Giles did not make the top 12 at the Riverton races, and got no points. Kuegeler came in first place in the second division, bringing him one step closer to the world championships, where he hopes to meet up with “the best of the best,” he said.

Both were grateful to avoid serious injuries. Two years ago, during a race in Dubois, Kuegeler’s chariot broke apart at the tongue and yoke section, where the horses are hitched, sending him rolling backwards down the track, chariot and all.

“I was lucky that time,” said Kuegeler. “I ended up with a fractured leg and cuts and bruises down my whole backside. Other than that, I was fine.”

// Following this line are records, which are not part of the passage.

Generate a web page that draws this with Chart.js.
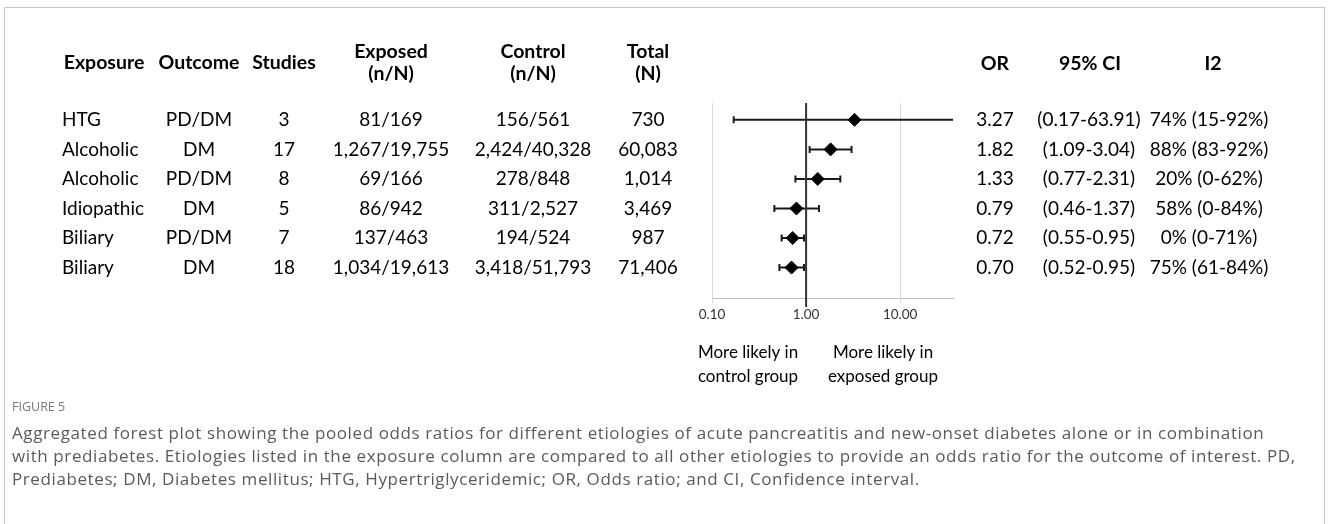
<!DOCTYPE html>
<html>
<head>
<meta charset="utf-8">
<script src="https://cdn.jsdelivr.net/npm/chart.js@4.4.0/dist/chart.umd.min.js"></script>
<style>
  html, body { margin: 0; padding: 0; background: #fff; }
  #wrap { position: relative; width: 1328px; height: 524px; overflow: hidden; }
  #frame { position: absolute; left: 4px; top: 7px; width: 1319px; height: 560px;
           border: 1px solid #c9c9c9; border-bottom: none; }
  #forest { position: absolute; left: 0; top: 0; }
  .cap { position: absolute; left: 12px; white-space: nowrap; font-family: "Open Sans", sans-serif; color: #5a5a5a; }
  #figLabel { top: 398px; font-size: 12.5px; color: #777; }
  #figText { top: 421px; font-size: 17px; line-height: 23px; letter-spacing: 0.6px; }
</style>
</head>
<body>
<div id="wrap">
  <div id="frame"></div>
  <canvas id="forest" width="1328" height="524"></canvas>
  <div class="cap" id="figLabel">FIGURE 5</div>
  <div class="cap" id="figText">Aggregated forest plot showing the pooled odds ratios for different etiologies of acute pancreatitis and new-onset diabetes alone or in combination<br>with prediabetes. Etiologies listed in the exposure column are compared to all other etiologies to provide an odds ratio for the outcome of interest. PD,<br>Prediabetes; DM, Diabetes mellitus; HTG, Hypertriglyceridemic; OR, Odds ratio; and CI, Confidence interval.</div>
</div>
<script>
// --- table columns ---
const exposures = ['HTG', 'Alcoholic', 'Alcoholic', 'Idiopathic', 'Biliary', 'Biliary'];
const outcomes = ['PD/DM', 'DM', 'PD/DM', 'DM', 'PD/DM', 'DM'];
const studies = [3, 17, 8, 5, 7, 18];
const exposedCounts = ['81/169', '1,267/19,755', '69/166', '86/942', '137/463', '1,034/19,613'];
const controlCounts = ['156/561', '2,424/40,328', '278/848', '311/2,527', '194/524', '3,418/51,793'];
const totals = ['730', '60,083', '1,014', '3,469', '987', '71,406'];

// --- pooled estimates ---
const oddsRatios = [3.27, 1.82, 1.33, 0.79, 0.72, 0.70];
const ciLower = [0.17, 1.09, 0.77, 0.46, 0.55, 0.52];
const ciUpper = [63.91, 3.04, 2.31, 1.37, 0.95, 0.95];
const i2Values = ['74% (15-92%)', '88% (83-92%)', '20% (0-62%)', '58% (0-84%)', '0% (0-71%)', '75% (61-84%)'];

// --- axis ---
const xTicks = [0.1, 1, 10];
const xMin = 0.1;
const xMax = 36.4;

const FONT = 'Lato, "Open Sans", sans-serif';

function txt(ctx, s, x, y, align, bold, size) {
    ctx.font = (bold ? 'bold ' : '') + (size || 19) + 'px ' + FONT;
    ctx.textAlign = align;
    ctx.textBaseline = 'middle';
    ctx.fillStyle = '#000';
    ctx.fillText(s, x, y);
}

// error bars + reference line, drawn under the diamonds
const whiskers = {
    id: 'whiskers',
    beforeDatasetsDraw(chart) {
        const { ctx, chartArea: a, scales: { x, y } } = chart;
        ctx.save();
        ctx.strokeStyle = '#1a1a1a';
        ctx.lineWidth = 2;
        oddsRatios.forEach((or, i) => {
            const py = y.getPixelForValue(i);
            const lo = x.getPixelForValue(ciLower[i]);
            const hi = x.getPixelForValue(ciUpper[i]);
            const x0 = Math.max(lo, a.left), x1 = Math.min(hi, a.right);
            ctx.beginPath();
            ctx.moveTo(x0, py); ctx.lineTo(x1, py);
            if (lo >= a.left) { ctx.moveTo(lo, py - 3.5); ctx.lineTo(lo, py + 3.5); }
            if (hi <= a.right) { ctx.moveTo(hi, py - 3.5); ctx.lineTo(hi, py + 3.5); }
            ctx.stroke();
        });
        // line of no effect
        const p1 = x.getPixelForValue(1);
        ctx.strokeStyle = '#333';
        ctx.lineWidth = 2;
        ctx.beginPath();
        ctx.moveTo(p1, a.top); ctx.lineTo(p1, a.bottom + 9);
        ctx.stroke();
        ctx.restore();
    }
};

// table text on both sides of the plot
const tableText = {
    id: 'tableText',
    afterDraw(chart) {
        const { ctx, scales: { y } } = chart;
        ctx.save();
        // headers
        txt(ctx, 'Exposure', 104, 63, 'center', true, 19.5);
        txt(ctx, 'Outcome', 199, 63, 'center', true, 19.5);
        txt(ctx, 'Studies', 284, 63, 'center', true, 19.5);
        txt(ctx, 'Exposed', 391, 52, 'center', true, 19.5);
        txt(ctx, '(n/N)', 391, 74, 'center', true, 19.5);
        txt(ctx, 'Control', 533, 52, 'center', true, 19.5);
        txt(ctx, '(n/N)', 533, 74, 'center', true, 19.5);
        txt(ctx, 'Total', 648, 52, 'center', true, 19.5);
        txt(ctx, '(N)', 648, 74, 'center', true, 19.5);
        txt(ctx, 'OR', 995, 64, 'center', true, 19.5);
        txt(ctx, '95% CI', 1090, 64, 'center', true, 19.5);
        txt(ctx, 'I2', 1213, 64, 'center', true, 19.5);
        // rows
        exposures.forEach((e, i) => {
            const py = y.getPixelForValue(i);
            txt(ctx, e, 62, py, 'left');
            txt(ctx, outcomes[i], 199, py, 'center');
            txt(ctx, String(studies[i]), 284, py, 'center');
            txt(ctx, exposedCounts[i], 391, py, 'center');
            txt(ctx, controlCounts[i], 533, py, 'center');
            txt(ctx, totals[i], 648, py, 'center');
            txt(ctx, oddsRatios[i].toFixed(2), 995, py, 'center');
            txt(ctx, '(' + ciLower[i].toFixed(2) + '-' + ciUpper[i].toFixed(2) + ')', 1089, py, 'center');
            txt(ctx, i2Values[i], 1209, py, 'center');
        });
        // direction labels under the axis
        txt(ctx, 'More likely in', 748, 353, 'center', false, 17);
        txt(ctx, 'control group', 748, 377, 'center', false, 17);
        txt(ctx, 'More likely in', 883, 353, 'center', false, 17);
        txt(ctx, 'exposed group', 883, 377, 'center', false, 17);
        ctx.restore();
    }
};

const ctx = document.getElementById('forest').getContext('2d');
new Chart(ctx, {
    type: 'scatter',
    data: {
        datasets: [{
            data: oddsRatios.map((v, i) => ({ x: v, y: i })),
            pointStyle: 'rectRot',
            pointRadius: 6.5,
            backgroundColor: '#000',
            borderColor: '#000',
            borderWidth: 1
        }]
    },
    options: {
        responsive: false,
        animation: false,
        layout: { padding: { left: 712, right: 375, top: 103, bottom: 196 } },
        plugins: { legend: { display: false }, tooltip: { enabled: false } },
        scales: {
            x: {
                type: 'logarithmic',
                min: xMin,
                max: xMax,
                afterBuildTicks: s => { s.ticks = xTicks.map(v => ({ value: v })); },
                afterFit: s => { s.height = 30; },
                ticks: {
                    callback: v => Number(v).toFixed(2),
                    color: '#333',
                    font: { size: 13.5, family: FONT },
                    padding: 4,
                    maxRotation: 0
                },
                grid: { color: '#d9d9d9', lineWidth: 1, tickLength: 5 },
                border: { color: '#bfbfbf', width: 1 }
            },
            y: {
                type: 'linear',
                min: -0.57,
                max: 6.03,
                reverse: true,
                display: false
            }
        }
    },
    plugins: [whiskers, tableText]
});
</script>
</body>
</html>
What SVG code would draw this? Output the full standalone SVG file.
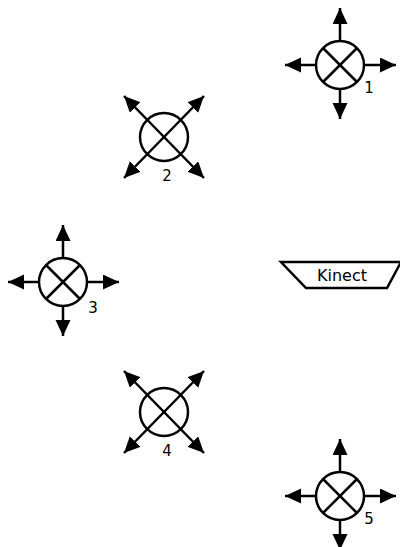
<svg xmlns="http://www.w3.org/2000/svg" xmlns:xlink="http://www.w3.org/1999/xlink" width="400" height="547" viewBox="0 0 400 547">
<style>
.ln{stroke:#000;stroke-width:2.5;fill:none}
.arr{stroke:#000;stroke-width:2.5;fill:none;marker-end:url(#ah)}
.lbl{font-family:"DejaVu Sans",sans-serif;font-size:15px;fill:#000}
</style>
<defs>
<marker id="ah" markerUnits="userSpaceOnUse" markerWidth="17" markerHeight="16" refX="16" refY="7.5" orient="auto">
<path d="M0,0 L16,7.5 L0,15 z" fill="#000"/>
</marker>
<g id="plus">
<line class="arr" x1="0" y1="-24" x2="0" y2="-57"/>
<line class="arr" x1="0" y1="24" x2="0" y2="54"/>
<line class="arr" x1="-24" y1="0" x2="-55" y2="0"/>
<line class="arr" x1="24" y1="0" x2="56" y2="0"/>
<circle class="ln" cx="0" cy="0" r="24"/>
<line class="ln" x1="-17" y1="-17" x2="17" y2="17"/>
<line class="ln" x1="17" y1="-17" x2="-17" y2="17"/>
</g>
<g id="diag">
<line class="arr" x1="0" y1="0" x2="-40" y2="-41"/>
<line class="arr" x1="0" y1="0" x2="40" y2="-41"/>
<line class="arr" x1="0" y1="0" x2="-40" y2="41"/>
<line class="arr" x1="0" y1="0" x2="40" y2="41"/>
<circle class="ln" cx="0" cy="0" r="24"/>
</g>
</defs>
<g id="node1">
<use xlink:href="#plus" x="340" y="65"/>
<text class="lbl" x="369" y="93" text-anchor="middle">1</text>
</g>
<g id="node2">
<use xlink:href="#diag" x="164" y="137"/>
<text class="lbl" x="167" y="181" text-anchor="middle">2</text>
</g>
<g id="node3">
<use xlink:href="#plus" x="63" y="282"/>
<text class="lbl" x="93" y="313" text-anchor="middle">3</text>
</g>
<g id="kinect">
<polygon class="ln" points="281,262 401,262 387,288 306,288"/>
<text class="lbl" x="342" y="281" text-anchor="middle" style="font-size:16px">Kinect</text>
</g>
<g id="node4">
<use xlink:href="#diag" x="164" y="412"/>
<text class="lbl" x="167" y="456" text-anchor="middle">4</text>
</g>
<g id="node5">
<use xlink:href="#plus" x="340" y="496"/>
<text class="lbl" x="369" y="524" text-anchor="middle">5</text>
</g>
<g id="connectors"/>
</svg>
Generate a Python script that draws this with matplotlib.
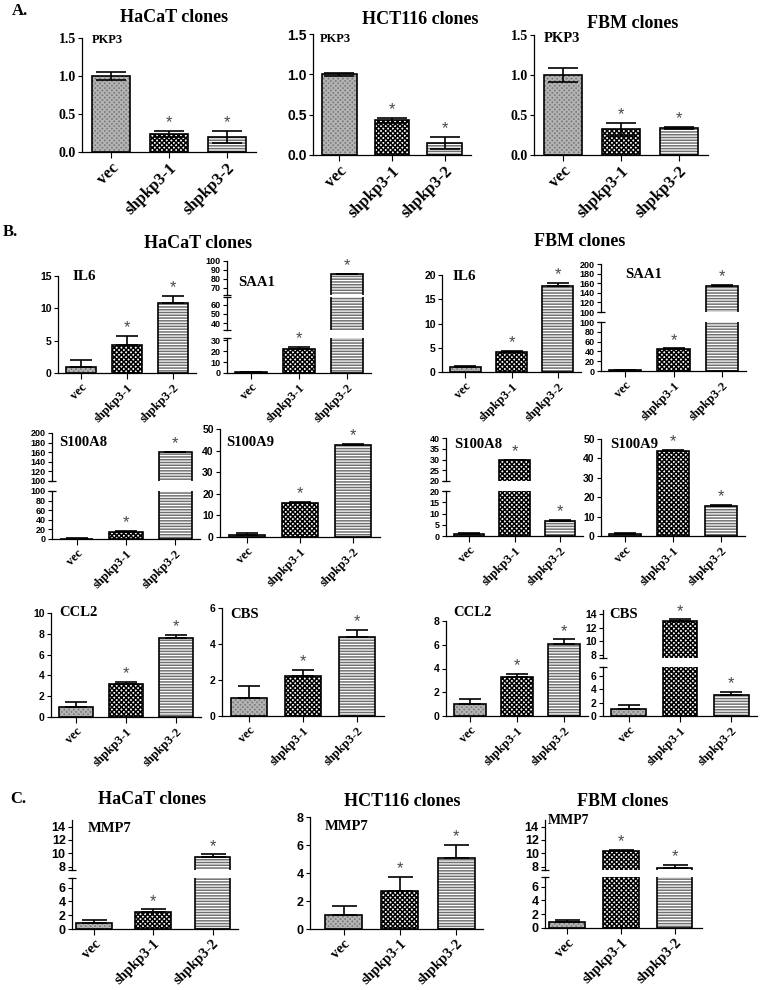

“Except for maybe his head,” Giles said. “I think he might have knocked something loose.”

What keeps these two racers interested in racing at speeds of up to 40 mph?

“It’s the rush and the glory,” Kuegeler said.

“There is glory when you win, because you’re the jockey, the one in control,” Giles agreed. “And winning means you’ve trained well and done a good job. It’s also something you can do for your whole life. In my family, it’s a tradition.”

Racing is expensive, though.

Good horses range in price from $3,000 to $15,000 with the chariot costing about $1,500. Add in travel expenses, and chariot racing becomes a major undertaking for any family.

But both said it was worth it.

Even Kuegeler’s 11-year-old sister, Ashlee, agrees. She’s been “going to the races since forever,” she said, and plans to be a racer when she turns 16.

“It’s a little scary,” she added. “My dad broke his nose once.”

Still, she can’t wait until she is old enough to take the reins herself.